Copy the data exactly; pictures stay out of the copy.

____________

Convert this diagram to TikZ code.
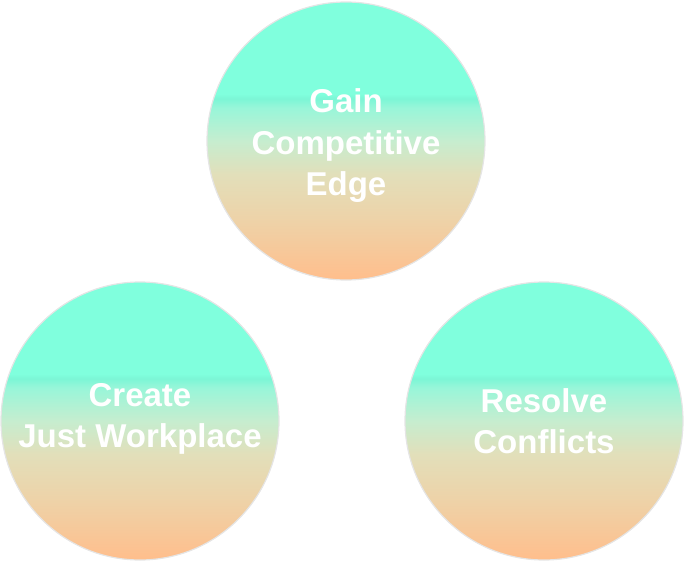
\documentclass[tikz,border=0pt]{standalone}
\usepackage{fontspec}
\setmainfont{Liberation Sans}
\definecolor{aqua}{HTML}{80FFDD}
\definecolor{aquab}{HTML}{7CF6D6}
\definecolor{mintl}{HTML}{98F6D9}
\definecolor{mintm}{HTML}{C6EDCF}
\definecolor{sand}{HTML}{E2DFBA}
\definecolor{sandb}{HTML}{EFD1A6}
\definecolor{peach}{HTML}{FFBE8C}
\pgfdeclareverticalshading{bubble}{100bp}{%
  color(0bp)=(peach); color(25bp)=(peach); color(35bp)=(sandb);
  color(44bp)=(sand); color(50bp)=(mintm); color(56bp)=(mintl);
  color(57.6bp)=(aquab); color(58.5bp)=(aqua); color(75bp)=(aqua); color(100bp)=(aqua)}
\tikzset{
  bubble/.style={circle, minimum size=278pt, inner sep=0pt, shading=bubble,
    draw=black!10, line width=1.2pt},
  bubbletext/.style={text=white, align=center, font=\fontsize{33}{41.5}\selectfont\bfseries}
}
\begin{document}
\begin{tikzpicture}[x=1pt,y=-1pt]
\useasboundingbox (0,0) rectangle (686,562);
\node[bubble] (edge) at (346,141) {};
\node[bubble] (just) at (140,421) {};
\node[bubble] (resolve) at (544,421) {};
\node[bubbletext] (edget) at ([yshift=-5pt]edge.center) {Gain\\Competitive\\Edge};
\node[bubbletext] (justt) at ([yshift=2pt]just.center) {Create\\Just Workplace};
\node[bubbletext] (resolvet) at (resolve.center) {Resolve\\Conflicts};
\end{tikzpicture}
\end{document}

____________

Full solution:
Convert this diagram to TikZ code.
\documentclass[tikz,border=0pt]{standalone}
\usepackage{fontspec}
\setmainfont{Liberation Sans}
\definecolor{aqua}{HTML}{80FFDD}
\definecolor{aquab}{HTML}{7CF6D6}
\definecolor{mintl}{HTML}{98F6D9}
\definecolor{mintm}{HTML}{C6EDCF}
\definecolor{sand}{HTML}{E2DFBA}
\definecolor{sandb}{HTML}{EFD1A6}
\definecolor{peach}{HTML}{FFBE8C}
\pgfdeclareverticalshading{bubble}{100bp}{%
  color(0bp)=(peach); color(25bp)=(peach); color(35bp)=(sandb);
  color(44bp)=(sand); color(50bp)=(mintm); color(56bp)=(mintl);
  color(57.6bp)=(aquab); color(58.5bp)=(aqua); color(75bp)=(aqua); color(100bp)=(aqua)}
\tikzset{
  bubble/.style={circle, minimum size=278pt, inner sep=0pt, shading=bubble,
    draw=black!10, line width=1.2pt},
  bubbletext/.style={text=white, align=center, font=\fontsize{33}{41.5}\selectfont\bfseries}
}
\begin{document}
\begin{tikzpicture}[x=1pt,y=-1pt]
\useasboundingbox (0,0) rectangle (686,562);
\node[bubble] (edge) at (346,141) {};
\node[bubble] (just) at (140,421) {};
\node[bubble] (resolve) at (544,421) {};
\node[bubbletext] (edget) at ([yshift=-5pt]edge.center) {Gain\\Competitive\\Edge};
\node[bubbletext] (justt) at ([yshift=2pt]just.center) {Create\\Just Workplace};
\node[bubbletext] (resolvet) at (resolve.center) {Resolve\\Conflicts};
\end{tikzpicture}
\end{document}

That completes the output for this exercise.